Developing multi-target therapeutics to fine-tune the evolutionary dynamics of the cancer ecosystem.

Abstract

Multi-target therapies, either in combination or in sequential order, have been advocated to combat intrinsic and acquired resistance to anti-cancer drugs (Holohan et al., 2013; Yardley, 2013). However, the effectiveness of multi-target anti-cancer therapy in the clinic is limited. The selection of cancer cells obeys Darwin's law of evolution. Under the pressure of drug perturbation, the cancer cell can adapt versatile molecular and cellular mechanisms for survival, and often evolves into more aggressive or metastasis phenotypes (Holohan et al., 2013).
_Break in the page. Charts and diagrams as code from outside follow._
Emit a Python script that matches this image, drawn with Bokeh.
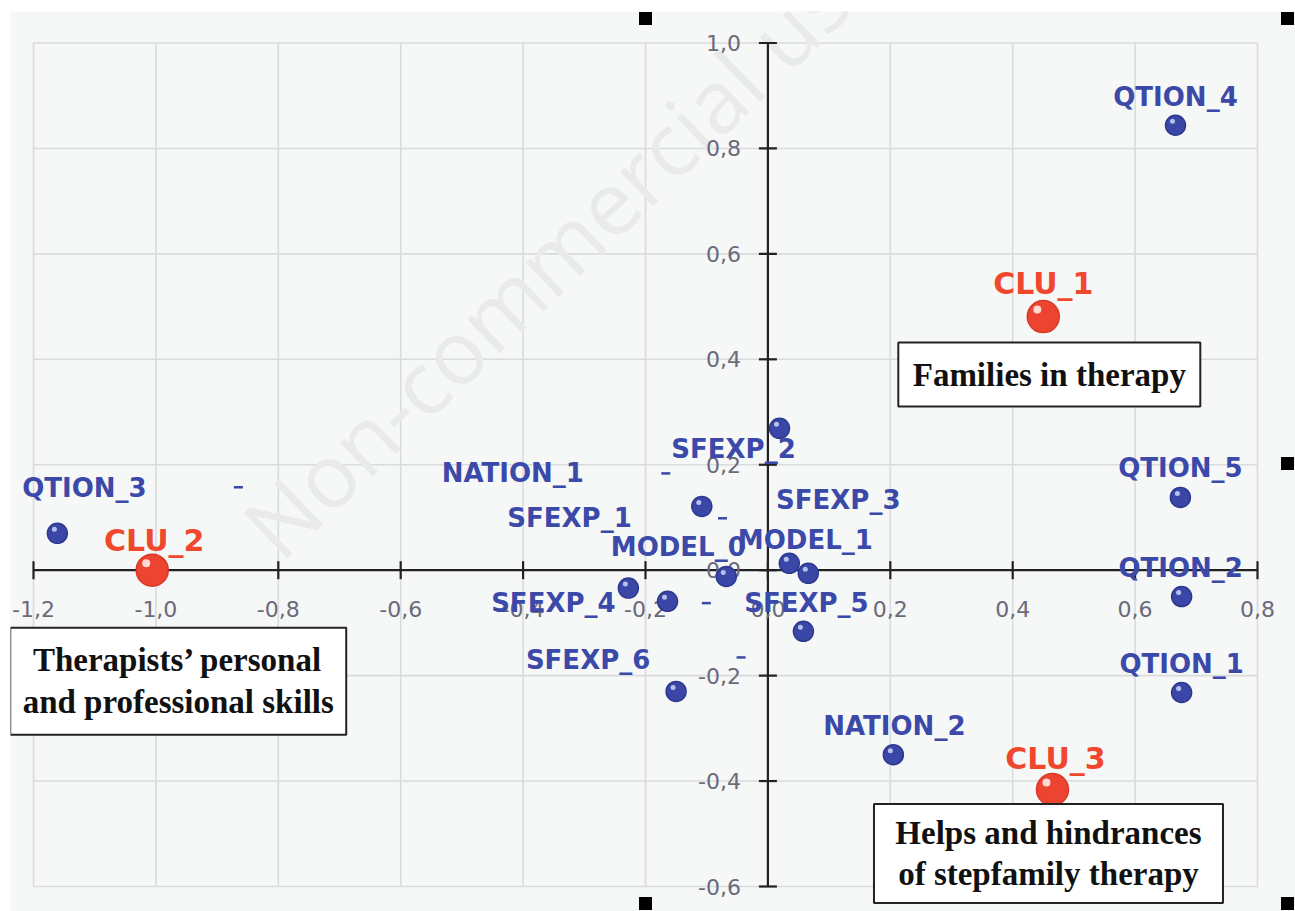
from bokeh.plotting import figure
from bokeh.models import Range1d, Grid
from bokeh.core.properties import value
from bokeh.embed import file_html
from bokeh.resources import INLINE
import math

# ---------------- data ----------------
var_names = ["QTION_4", "QTION_5", "QTION_2", "QTION_1", "QTION_3",
             "NATION_1", "NATION_2", "SFEXP_1", "SFEXP_2", "SFEXP_3",
             "SFEXP_4", "SFEXP_5", "SFEXP_6", "MODEL_0", "MODEL_1"]
var_f1 = [0.666, 0.674, 0.676, 0.676, -1.161,
          -0.108, 0.205, -0.164, 0.019, 0.066,
          -0.228, 0.058, -0.150, -0.068, 0.035]
var_f2 = [0.844, 0.138, -0.050, -0.232, 0.070,
          0.121, -0.350, -0.059, 0.269, -0.006,
          -0.034, -0.116, -0.230, -0.012, 0.013]

clu_names = ["CLU_1", "CLU_2", "CLU_3"]
clu_f1 = [0.450, -1.006, 0.465]
clu_f2 = [0.481, 0.000, -0.416]

x_ticks = [-1.2, -1.0, -0.8, -0.6, -0.4, -0.2, 0.0, 0.2, 0.4, 0.6, 0.8]
x_tick_labels = ["-1,2", "-1,0", "-0,8", "-0,6", "-0,4", "-0,2", "0,0", "0,2", "0,4", "0,6", "0,8"]
y_ticks = [-0.6, -0.4, -0.2, 0.0, 0.2, 0.4, 0.6, 0.8, 1.0]
y_tick_labels = ["-0,6", "-0,4", "-0,2", "0,0", "0,2", "0,4", "0,6", "0,8", "1,0"]

box_texts = ["Families in therapy",
             "Therapists\u2019 personal\nand professional skills",
             "Helps and hindrances\nof stepfamily therapy"]

# ---------------- layout (pixels) ----------------
PX_X = 612.0   # pixels per unit on x
PX_Y = 527.2   # pixels per unit on y
W, H = 1295, 911
BL, BT = 10, 11               # white strip left / top
ML, MR, MT, MB = 33, 38, 42.5, 25   # distance from page edge to outer grid lines

def dxu(px):
    return px / PX_X

def dyu(px):  # screen px downward -> data units
    return -px / PX_Y

# label offsets from their point (screen px: right, down)
var_lab_dx = [0, 0, -1, 0, 27, -189, 1, -98, -46, 30, -75, 3, -88, -48, 16]
var_lab_dy = [-28, -29, -29, -28, -45, -33, -29, -83, 21, -73, 15, -28, -31, -30, -23]
clu_lab_dx = [0, 2, 3]
clu_lab_dy = [-33, -30, -31]

# stray dash marks next to some labels (index into var_names, offsets px)
dash_idx = [4, 5, 7, 10, 12]
dash_dx = [181, -36, 55, 78, 65]
dash_dy = [-46, -33, -83, 15, -34]

BLUE = "#3a47a6"
BLUE_TXT = "#3b49a9"
RED = "#ec4430"
RED_TXT = "#f0482c"
TICK_TXT = "#6a6a7a"
GRID = "#dadbdc"

p = figure(width=W, height=H,
           x_range=Range1d(x_ticks[0] - dxu(ML - BL), x_ticks[-1] + dxu(MR)),
           y_range=Range1d(y_ticks[0] - MB / PX_Y, y_ticks[-1] + (MT - BT) / PX_Y),
           output_backend="svg", toolbar_location=None,
           x_axis_location=None, y_axis_location=None,
           min_border=0, min_border_left=BL, min_border_top=BT)
p.background_fill_color = "#f6f7f7"
p.border_fill_color = "white"
p.outline_line_color = None
for g in list(p.renderers) + list(p.center):
    if isinstance(g, Grid):
        g.visible = False

# grid lines limited to the tick extent
p.segment(x0=x_ticks, x1=x_ticks, y0=[y_ticks[0]] * len(x_ticks), y1=[y_ticks[-1]] * len(x_ticks),
          line_color=GRID, line_width=1.6)
p.segment(x0=[x_ticks[0]] * len(y_ticks), x1=[x_ticks[-1]] * len(y_ticks), y0=y_ticks, y1=y_ticks,
          line_color=GRID, line_width=1.6)

# watermark
p.text(x=[x_ticks[0] + dxu(266)], y=[dyu(13)], text=["Non-commercial use only"],
       angle=math.radians(44), text_font=value("Open Sans"), text_font_size="88px",
       text_color="#e9eaea", text_align="left", text_baseline="bottom")

# axes through origin
p.segment(x0=[x_ticks[0]], y0=[0], x1=[x_ticks[-1]], y1=[0], line_color="#222222", line_width=2.2)
p.segment(x0=[0], y0=[y_ticks[0]], x1=[0], y1=[y_ticks[-1]], line_color="#222222", line_width=2.2)
p.scatter(x=x_ticks, y=[0] * len(x_ticks), marker="dash", size=18, angle=math.pi / 2,
          line_color="#222222", line_width=2.2)
p.scatter(x=[0] * len(y_ticks), y=y_ticks, marker="dash", size=18,
          line_color="#222222", line_width=2.2)

# tick labels
p.text(x=x_ticks, y=[dyu(39)] * len(x_ticks), text=x_tick_labels,
       text_font=value("DejaVu Sans"), text_font_size="22px", text_color=TICK_TXT,
       text_align="center", text_baseline="middle")
p.text(x=[dxu(-27)] * len(y_ticks), y=y_ticks, text=y_tick_labels,
       text_font=value("DejaVu Sans"), text_font_size="22px", text_color=TICK_TXT,
       text_align="right", text_baseline="middle")

# variable points
p.scatter(x=var_f1, y=var_f2, size=20, fill_color=BLUE, line_color="#2d3890", line_width=1.5)
p.scatter(x=[a + dxu(-3) for a in var_f1], y=[b + dyu(-4) for b in var_f2], size=5,
          fill_color="#b9c0ee", line_color=None)

# cluster points
p.scatter(x=clu_f1, y=clu_f2, size=32, fill_color=RED, line_color="#d83a26", line_width=1.5)
p.scatter(x=[a + dxu(-6) for a in clu_f1], y=[b + dyu(-7) for b in clu_f2], size=8,
          fill_color="#ffd9d2", line_color=None)

# labels
p.text(x=[a + dxu(d) for a, d in zip(var_f1, var_lab_dx)],
       y=[b + dyu(d) for b, d in zip(var_f2, var_lab_dy)], text=var_names,
       text_font=value("DejaVu Sans"), text_font_style="bold", text_font_size="26px",
       text_color=BLUE_TXT, text_align="center", text_baseline="middle")
p.text(x=[a + dxu(d) for a, d in zip(clu_f1, clu_lab_dx)],
       y=[b + dyu(d) for b, d in zip(clu_f2, clu_lab_dy)], text=clu_names,
       text_font=value("DejaVu Sans"), text_font_style="bold", text_font_size="30px",
       text_color=RED_TXT, text_align="center", text_baseline="middle")

# stray dashes
p.scatter(x=[var_f1[i] + dxu(d) for i, d in zip(dash_idx, dash_dx)],
          y=[var_f2[i] + dyu(d) for i, d in zip(dash_idx, dash_dy)],
          marker="dash", size=9, line_color=BLUE_TXT, line_width=2.5)

# cluster description boxes (placed relative to clusters, px offsets)
box_anchor = [0, 1, 2]
box_dx = [6, 26, -4]
box_dy = [58, 111, 64]
box_w = [302, 336, 349]
box_h = [64, 107, 99]
bx = [clu_f1[i] + dxu(d) for i, d in zip(box_anchor, box_dx)]
by = [clu_f2[i] + dyu(d) for i, d in zip(box_anchor, box_dy)]
p.rect(x=bx, y=by, width=box_w, height=box_h, width_units="screen", height_units="screen",
       fill_color="white", line_color="#222222", line_width=2)
p.text(x=bx, y=by, text=box_texts, text_font=value("Liberation Serif"), text_font_style="bold",
       text_font_size="33px", text_color="#111111", text_align="center", text_baseline="middle",
       text_line_height=1.15)

# selection handles of the chart object
handle_px = [(645, 18), (1287, 18), (1287, 463), (645, 903), (1287, 903)]
p.scatter(x=[dxu(hx - 767.4) for hx, hy in handle_px], y=[dyu(hy - 569.7) for hx, hy in handle_px],
          marker="square", size=13, fill_color="black", line_color=None)

open("out.html", "w").write(file_html(p, INLINE))
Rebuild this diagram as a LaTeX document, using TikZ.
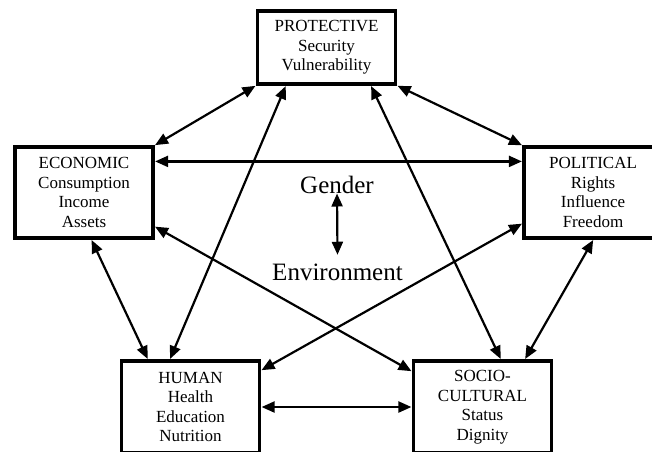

At the molecular level, acquired mutations resulting from drug treatment may modify drug metabolism (e.g., increasing efflux, decreasing uptake, and enhancing detoxification etc.) and alter drug-target interactions. At the cellular level, multiple pathways support the survival of cancer cells. The inhibition of one pathway may result in the activation of an alternative pathway. Although novel approaches to optimizing combination therapies have been proposed to defer these drug resistance mechanisms (Crystal et al., 2014; Wang et al., 2015), intra-tumor heterogeneity that have been observed ubiquitously may make the drug combination fail (McGranahan and Swanton, 2015). Polygenic drug-resistance mechanisms are present in sub-clones prior to the initiation of therapy (Bozic et al., 2013). If the therapy cannot target all sub-clones that drive the cancer progress in a fast-killing mode, it would prompt the rapid growth of sub-clones that are not sensitive to the treatment (Gatenby et al., 2009). Unfortunately, the number of driver mutations in advanced tumors is substantial (Gerlinger et al., 2014). It could be an impossible mission to target all driver mutations. The existence of cancer stem cells adds another dimension of complexity. The conventional single or combinational anti-cancer drug is incapable of killing cancer stem cells. When a cancer cell is killed by chemotherapy, it could send signals to stimulate the proliferation of the cancer stem cell, leading to the repopulation of the drug-resistance tumor (Kurtova et al., 2015). Thus, new strategies are needed to combat anti-cancer drug resistance with the goal to improve the effectiveness of anti-cancer therapy.